Return all of the data exactly, with nothing left out but the pictures.
::::
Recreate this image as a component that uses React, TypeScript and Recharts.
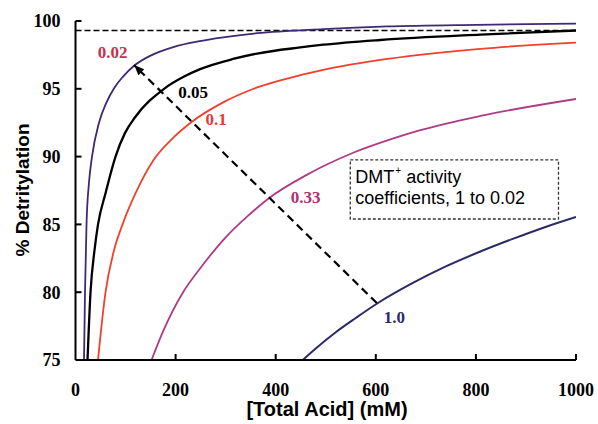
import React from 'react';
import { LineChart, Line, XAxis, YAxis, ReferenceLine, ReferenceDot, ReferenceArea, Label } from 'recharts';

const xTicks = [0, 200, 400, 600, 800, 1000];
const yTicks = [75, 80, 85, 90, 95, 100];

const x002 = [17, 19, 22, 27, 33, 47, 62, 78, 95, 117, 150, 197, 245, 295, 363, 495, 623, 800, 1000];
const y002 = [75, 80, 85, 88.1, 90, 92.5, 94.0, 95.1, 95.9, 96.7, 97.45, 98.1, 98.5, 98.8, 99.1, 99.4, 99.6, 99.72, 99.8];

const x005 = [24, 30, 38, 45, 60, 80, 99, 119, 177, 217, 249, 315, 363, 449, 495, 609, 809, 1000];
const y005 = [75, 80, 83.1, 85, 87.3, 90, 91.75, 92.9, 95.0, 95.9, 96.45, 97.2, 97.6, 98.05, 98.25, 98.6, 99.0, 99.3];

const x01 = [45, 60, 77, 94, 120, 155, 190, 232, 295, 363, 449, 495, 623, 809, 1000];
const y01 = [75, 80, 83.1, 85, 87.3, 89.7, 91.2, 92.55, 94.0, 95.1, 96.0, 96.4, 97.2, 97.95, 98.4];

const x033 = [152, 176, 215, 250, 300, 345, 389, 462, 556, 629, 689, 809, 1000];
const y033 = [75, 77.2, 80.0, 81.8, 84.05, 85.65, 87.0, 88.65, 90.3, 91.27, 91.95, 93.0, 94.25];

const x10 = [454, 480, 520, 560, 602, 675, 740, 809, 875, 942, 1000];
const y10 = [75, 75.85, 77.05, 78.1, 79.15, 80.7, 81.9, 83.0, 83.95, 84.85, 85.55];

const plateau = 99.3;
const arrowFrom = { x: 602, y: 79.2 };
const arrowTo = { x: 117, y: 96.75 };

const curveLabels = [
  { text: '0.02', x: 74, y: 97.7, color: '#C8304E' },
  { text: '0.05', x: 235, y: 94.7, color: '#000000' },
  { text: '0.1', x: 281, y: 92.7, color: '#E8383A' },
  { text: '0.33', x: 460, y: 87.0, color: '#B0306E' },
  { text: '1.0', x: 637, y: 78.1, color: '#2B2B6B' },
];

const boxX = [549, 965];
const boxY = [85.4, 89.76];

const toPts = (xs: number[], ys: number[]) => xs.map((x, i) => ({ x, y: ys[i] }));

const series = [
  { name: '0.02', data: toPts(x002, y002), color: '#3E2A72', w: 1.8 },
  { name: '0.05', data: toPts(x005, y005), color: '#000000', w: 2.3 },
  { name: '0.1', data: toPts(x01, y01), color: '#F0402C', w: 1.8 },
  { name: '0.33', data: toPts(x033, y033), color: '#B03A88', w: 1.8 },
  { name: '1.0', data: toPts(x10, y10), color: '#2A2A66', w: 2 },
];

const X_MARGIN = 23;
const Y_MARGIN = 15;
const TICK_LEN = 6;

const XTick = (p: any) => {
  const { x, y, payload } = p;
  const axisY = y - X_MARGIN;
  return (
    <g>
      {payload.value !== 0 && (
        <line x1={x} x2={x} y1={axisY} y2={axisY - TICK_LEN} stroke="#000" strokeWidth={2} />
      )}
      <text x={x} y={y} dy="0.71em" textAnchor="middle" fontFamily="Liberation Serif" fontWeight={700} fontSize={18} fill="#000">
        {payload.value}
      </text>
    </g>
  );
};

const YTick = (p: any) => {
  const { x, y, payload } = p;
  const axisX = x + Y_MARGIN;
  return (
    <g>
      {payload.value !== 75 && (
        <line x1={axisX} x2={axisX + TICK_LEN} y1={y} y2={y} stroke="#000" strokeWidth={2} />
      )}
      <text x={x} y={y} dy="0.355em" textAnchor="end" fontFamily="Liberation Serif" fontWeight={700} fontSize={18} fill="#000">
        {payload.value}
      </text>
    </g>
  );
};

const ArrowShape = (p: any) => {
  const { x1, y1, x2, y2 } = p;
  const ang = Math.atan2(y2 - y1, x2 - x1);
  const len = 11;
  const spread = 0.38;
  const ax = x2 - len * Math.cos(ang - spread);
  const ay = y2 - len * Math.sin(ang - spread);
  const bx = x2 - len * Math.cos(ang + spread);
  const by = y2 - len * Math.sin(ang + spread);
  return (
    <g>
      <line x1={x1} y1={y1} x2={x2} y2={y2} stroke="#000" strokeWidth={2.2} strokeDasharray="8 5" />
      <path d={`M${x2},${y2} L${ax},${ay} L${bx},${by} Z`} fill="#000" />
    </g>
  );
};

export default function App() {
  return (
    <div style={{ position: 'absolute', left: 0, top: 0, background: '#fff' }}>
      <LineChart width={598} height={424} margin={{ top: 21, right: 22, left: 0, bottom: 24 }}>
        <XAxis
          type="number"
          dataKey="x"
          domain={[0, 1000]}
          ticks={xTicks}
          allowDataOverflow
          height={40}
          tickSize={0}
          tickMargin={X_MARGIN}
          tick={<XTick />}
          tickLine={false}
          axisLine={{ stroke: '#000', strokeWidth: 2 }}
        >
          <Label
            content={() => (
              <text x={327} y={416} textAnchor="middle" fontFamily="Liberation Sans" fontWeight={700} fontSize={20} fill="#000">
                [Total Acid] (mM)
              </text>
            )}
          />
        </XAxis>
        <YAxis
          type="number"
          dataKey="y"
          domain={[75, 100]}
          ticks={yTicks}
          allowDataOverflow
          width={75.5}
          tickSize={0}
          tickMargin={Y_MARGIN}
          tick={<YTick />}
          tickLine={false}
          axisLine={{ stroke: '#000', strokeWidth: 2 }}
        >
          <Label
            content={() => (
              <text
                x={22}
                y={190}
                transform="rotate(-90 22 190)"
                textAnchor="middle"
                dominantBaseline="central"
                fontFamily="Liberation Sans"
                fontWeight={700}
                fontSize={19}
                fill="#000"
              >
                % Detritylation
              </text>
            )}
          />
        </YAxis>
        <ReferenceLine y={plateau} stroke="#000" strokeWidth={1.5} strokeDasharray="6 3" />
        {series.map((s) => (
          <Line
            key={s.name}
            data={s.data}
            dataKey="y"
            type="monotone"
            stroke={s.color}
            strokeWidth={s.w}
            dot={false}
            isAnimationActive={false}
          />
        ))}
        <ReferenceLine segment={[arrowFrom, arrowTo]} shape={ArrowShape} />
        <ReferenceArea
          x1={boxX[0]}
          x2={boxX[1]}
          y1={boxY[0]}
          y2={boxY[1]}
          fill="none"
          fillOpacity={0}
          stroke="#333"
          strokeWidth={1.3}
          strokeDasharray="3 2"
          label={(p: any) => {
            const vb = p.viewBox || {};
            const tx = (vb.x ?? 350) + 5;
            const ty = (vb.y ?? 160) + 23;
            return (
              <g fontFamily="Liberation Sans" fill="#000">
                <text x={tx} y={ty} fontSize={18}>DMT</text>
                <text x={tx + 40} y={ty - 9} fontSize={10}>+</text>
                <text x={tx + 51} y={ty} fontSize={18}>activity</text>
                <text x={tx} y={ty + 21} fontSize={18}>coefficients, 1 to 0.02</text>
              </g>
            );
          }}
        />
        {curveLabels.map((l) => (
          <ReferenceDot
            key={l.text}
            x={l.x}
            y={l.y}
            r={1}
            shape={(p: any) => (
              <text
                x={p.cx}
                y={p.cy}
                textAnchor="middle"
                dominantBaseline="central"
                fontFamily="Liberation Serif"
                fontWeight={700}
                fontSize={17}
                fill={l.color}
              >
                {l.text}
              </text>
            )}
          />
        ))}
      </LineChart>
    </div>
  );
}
::::
▶ **Solution to the exercise**
Recreate this image as a component that uses React, TypeScript and Recharts.
import React from 'react';
import { LineChart, Line, XAxis, YAxis, ReferenceLine, ReferenceDot, ReferenceArea, Label } from 'recharts';

const xTicks = [0, 200, 400, 600, 800, 1000];
const yTicks = [75, 80, 85, 90, 95, 100];

const x002 = [17, 19, 22, 27, 33, 47, 62, 78, 95, 117, 150, 197, 245, 295, 363, 495, 623, 800, 1000];
const y002 = [75, 80, 85, 88.1, 90, 92.5, 94.0, 95.1, 95.9, 96.7, 97.45, 98.1, 98.5, 98.8, 99.1, 99.4, 99.6, 99.72, 99.8];

const x005 = [24, 30, 38, 45, 60, 80, 99, 119, 177, 217, 249, 315, 363, 449, 495, 609, 809, 1000];
const y005 = [75, 80, 83.1, 85, 87.3, 90, 91.75, 92.9, 95.0, 95.9, 96.45, 97.2, 97.6, 98.05, 98.25, 98.6, 99.0, 99.3];

const x01 = [45, 60, 77, 94, 120, 155, 190, 232, 295, 363, 449, 495, 623, 809, 1000];
const y01 = [75, 80, 83.1, 85, 87.3, 89.7, 91.2, 92.55, 94.0, 95.1, 96.0, 96.4, 97.2, 97.95, 98.4];

const x033 = [152, 176, 215, 250, 300, 345, 389, 462, 556, 629, 689, 809, 1000];
const y033 = [75, 77.2, 80.0, 81.8, 84.05, 85.65, 87.0, 88.65, 90.3, 91.27, 91.95, 93.0, 94.25];

const x10 = [454, 480, 520, 560, 602, 675, 740, 809, 875, 942, 1000];
const y10 = [75, 75.85, 77.05, 78.1, 79.15, 80.7, 81.9, 83.0, 83.95, 84.85, 85.55];

const plateau = 99.3;
const arrowFrom = { x: 602, y: 79.2 };
const arrowTo = { x: 117, y: 96.75 };

const curveLabels = [
  { text: '0.02', x: 74, y: 97.7, color: '#C8304E' },
  { text: '0.05', x: 235, y: 94.7, color: '#000000' },
  { text: '0.1', x: 281, y: 92.7, color: '#E8383A' },
  { text: '0.33', x: 460, y: 87.0, color: '#B0306E' },
  { text: '1.0', x: 637, y: 78.1, color: '#2B2B6B' },
];

const boxX = [549, 965];
const boxY = [85.4, 89.76];

const toPts = (xs: number[], ys: number[]) => xs.map((x, i) => ({ x, y: ys[i] }));

const series = [
  { name: '0.02', data: toPts(x002, y002), color: '#3E2A72', w: 1.8 },
  { name: '0.05', data: toPts(x005, y005), color: '#000000', w: 2.3 },
  { name: '0.1', data: toPts(x01, y01), color: '#F0402C', w: 1.8 },
  { name: '0.33', data: toPts(x033, y033), color: '#B03A88', w: 1.8 },
  { name: '1.0', data: toPts(x10, y10), color: '#2A2A66', w: 2 },
];

const X_MARGIN = 23;
const Y_MARGIN = 15;
const TICK_LEN = 6;

const XTick = (p: any) => {
  const { x, y, payload } = p;
  const axisY = y - X_MARGIN;
  return (
    <g>
      {payload.value !== 0 && (
        <line x1={x} x2={x} y1={axisY} y2={axisY - TICK_LEN} stroke="#000" strokeWidth={2} />
      )}
      <text x={x} y={y} dy="0.71em" textAnchor="middle" fontFamily="Liberation Serif" fontWeight={700} fontSize={18} fill="#000">
        {payload.value}
      </text>
    </g>
  );
};

const YTick = (p: any) => {
  const { x, y, payload } = p;
  const axisX = x + Y_MARGIN;
  return (
    <g>
      {payload.value !== 75 && (
        <line x1={axisX} x2={axisX + TICK_LEN} y1={y} y2={y} stroke="#000" strokeWidth={2} />
      )}
      <text x={x} y={y} dy="0.355em" textAnchor="end" fontFamily="Liberation Serif" fontWeight={700} fontSize={18} fill="#000">
        {payload.value}
      </text>
    </g>
  );
};

const ArrowShape = (p: any) => {
  const { x1, y1, x2, y2 } = p;
  const ang = Math.atan2(y2 - y1, x2 - x1);
  const len = 11;
  const spread = 0.38;
  const ax = x2 - len * Math.cos(ang - spread);
  const ay = y2 - len * Math.sin(ang - spread);
  const bx = x2 - len * Math.cos(ang + spread);
  const by = y2 - len * Math.sin(ang + spread);
  return (
    <g>
      <line x1={x1} y1={y1} x2={x2} y2={y2} stroke="#000" strokeWidth={2.2} strokeDasharray="8 5" />
      <path d={`M${x2},${y2} L${ax},${ay} L${bx},${by} Z`} fill="#000" />
    </g>
  );
};

export default function App() {
  return (
    <div style={{ position: 'absolute', left: 0, top: 0, background: '#fff' }}>
      <LineChart width={598} height={424} margin={{ top: 21, right: 22, left: 0, bottom: 24 }}>
        <XAxis
          type="number"
          dataKey="x"
          domain={[0, 1000]}
          ticks={xTicks}
          allowDataOverflow
          height={40}
          tickSize={0}
          tickMargin={X_MARGIN}
          tick={<XTick />}
          tickLine={false}
          axisLine={{ stroke: '#000', strokeWidth: 2 }}
        >
          <Label
            content={() => (
              <text x={327} y={416} textAnchor="middle" fontFamily="Liberation Sans" fontWeight={700} fontSize={20} fill="#000">
                [Total Acid] (mM)
              </text>
            )}
          />
        </XAxis>
        <YAxis
          type="number"
          dataKey="y"
          domain={[75, 100]}
          ticks={yTicks}
          allowDataOverflow
          width={75.5}
          tickSize={0}
          tickMargin={Y_MARGIN}
          tick={<YTick />}
          tickLine={false}
          axisLine={{ stroke: '#000', strokeWidth: 2 }}
        >
          <Label
            content={() => (
              <text
                x={22}
                y={190}
                transform="rotate(-90 22 190)"
                textAnchor="middle"
                dominantBaseline="central"
                fontFamily="Liberation Sans"
                fontWeight={700}
                fontSize={19}
                fill="#000"
              >
                % Detritylation
              </text>
            )}
          />
        </YAxis>
        <ReferenceLine y={plateau} stroke="#000" strokeWidth={1.5} strokeDasharray="6 3" />
        {series.map((s) => (
          <Line
            key={s.name}
            data={s.data}
            dataKey="y"
            type="monotone"
            stroke={s.color}
            strokeWidth={s.w}
            dot={false}
            isAnimationActive={false}
          />
        ))}
        <ReferenceLine segment={[arrowFrom, arrowTo]} shape={ArrowShape} />
        <ReferenceArea
          x1={boxX[0]}
          x2={boxX[1]}
          y1={boxY[0]}
          y2={boxY[1]}
          fill="none"
          fillOpacity={0}
          stroke="#333"
          strokeWidth={1.3}
          strokeDasharray="3 2"
          label={(p: any) => {
            const vb = p.viewBox || {};
            const tx = (vb.x ?? 350) + 5;
            const ty = (vb.y ?? 160) + 23;
            return (
              <g fontFamily="Liberation Sans" fill="#000">
                <text x={tx} y={ty} fontSize={18}>DMT</text>
                <text x={tx + 40} y={ty - 9} fontSize={10}>+</text>
                <text x={tx + 51} y={ty} fontSize={18}>activity</text>
                <text x={tx} y={ty + 21} fontSize={18}>coefficients, 1 to 0.02</text>
              </g>
            );
          }}
        />
        {curveLabels.map((l) => (
          <ReferenceDot
            key={l.text}
            x={l.x}
            y={l.y}
            r={1}
            shape={(p: any) => (
              <text
                x={p.cx}
                y={p.cy}
                textAnchor="middle"
                dominantBaseline="central"
                fontFamily="Liberation Serif"
                fontWeight={700}
                fontSize={17}
                fill={l.color}
              >
                {l.text}
              </text>
            )}
          />
        ))}
      </LineChart>
    </div>
  );
}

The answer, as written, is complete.